The Wilshire Liquid Alternative Index family is a joint offering between Wilshire Funds Management, the global investment management business unit of Wilshire Associates Incorporated, and Wilshire Analytics, creator of the Wilshire 5000 Total Market IndexSM.
 
“While most strategies performed well this month, CTAs were the one strategy that performed poorly, given the significant move in US rates as well as the reversal of the negative U.S. dollar trend,” says Jason Schwarz (pictured), President of Wilshire Funds Management.
 
The Wilshire Liquid Alternative Multi-Strategy Index, which includes both single and multi-manager funds, returned 0.30 per cent in September.
 
The Wilshire Liquid Alternative Global Macro Index, which includes systematic, discretionary, commodity and currency funds, ended September negatively, returning -0.34 per cent, but ended the third quarter positively, returning 0.95 per cent, outperforming both the -1.03 per cent September return and 0.66 per cent quarterly return of the HFRX Macro/CTA Index. Discretionary global macro managers contributed 11 basis points of return, while currency managers contributed 5 basis points. CTAs detracted approximately 50 basis points for the month. As has been the case for most of the year, performance was driven entirely by equities. The equity return was not enough to offset significant losses from currencies and commodities as well as from interest rates. Performance within rates was mixed depending on the speed of the manager’s models in systematic CTAs. Discretionary managers have been able to manage the reversals of trends more effectively than their systematic counterparts.
 
The Wilshire Liquid Alternative Relative Value Index, which includes credit, convertible arbitrage and volatility funds, finished September up 0.16 per cent, underperforming the HFRX Relative Value Arbitrage Index, which returned 0.25 per cent. Third quarter performance was comparable, as the Relative Value Index returned 0.99 per cent versus the HFRX Index, which returned 1.11 per cent. Credit managers contributed over 30 basis points of return this month, while multi-strategy and convertible managers were relatively flat. Volatility strategies were the largest underperformers, and detracted over 10 basis points due to continued low levels of volatility.

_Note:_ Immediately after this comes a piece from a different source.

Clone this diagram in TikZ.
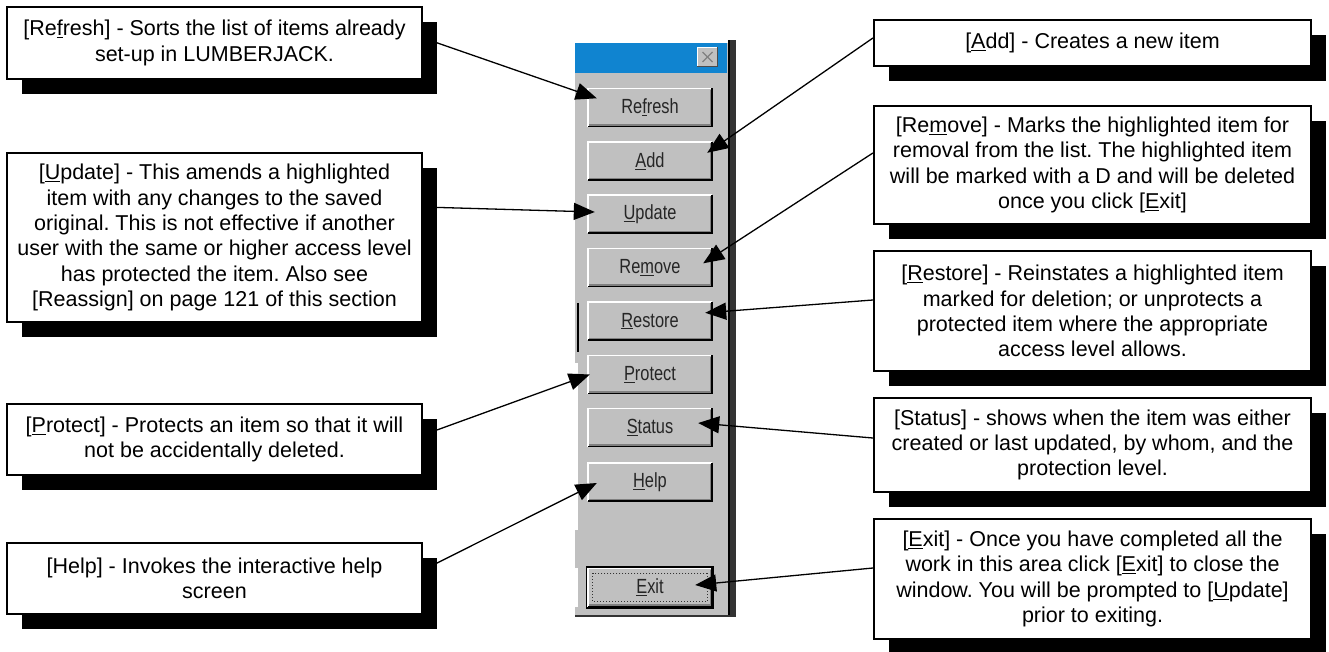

Investment grade and high yield credit spreads tightened to lows not seen since 2014, while US Treasury yields moved significantly, from 2.12 per cent down to 2.05 per cent before ending the month at 2.34 per cent as the Fed announced they were sticking to their plan of tightening in 2017 and 2018.
 
The Wilshire Liquid Alternative Equity Hedge Index, which includes long/short equity and market neutral funds, gained 0.99 per cent in September and 2.33 per cent for the third quarter in 2017, underperforming the HFRX Equity Hedge Index by 1.82 per cent and 3.21 per cent, respectively. Long-biased managers contributed 91 basis points of return while market neutral managers added 2 basis points. Long-biased strategies benefited from rising equity markets, with positive contributions from Information Technology and Energy sector investments. Meanwhile, managers with exposure to the Consumer Staples, Utilities, and REITs sectors underperformed this month, while managers focused on European equities notably outperformed. Growth-oriented strategies also continued to materially outperform value-oriented strategies in September.
 
The Wilshire Liquid Alternative Event Driven Index, which includes credit, merger arbitrage and special situations funds, ended September up 0.49 per cent and returned 0.44 per cent in the third quarter, underperforming the 0.79 per cent monthly and 1.88 per cent quarterly returns of the HFRX Event Driven Index. Credit strategies added 27 basis points of return, merger arbitrage strategies added 10 basis points, and multi strategy event strategists added 18 basis points. Credit risk was rewarded in September as leveraged credits gained amid spread compression, benefiting both special situation equities and lower-rated high yield bonds. Given the rally in oil this month, investments focused on the Energy sector also notably gained.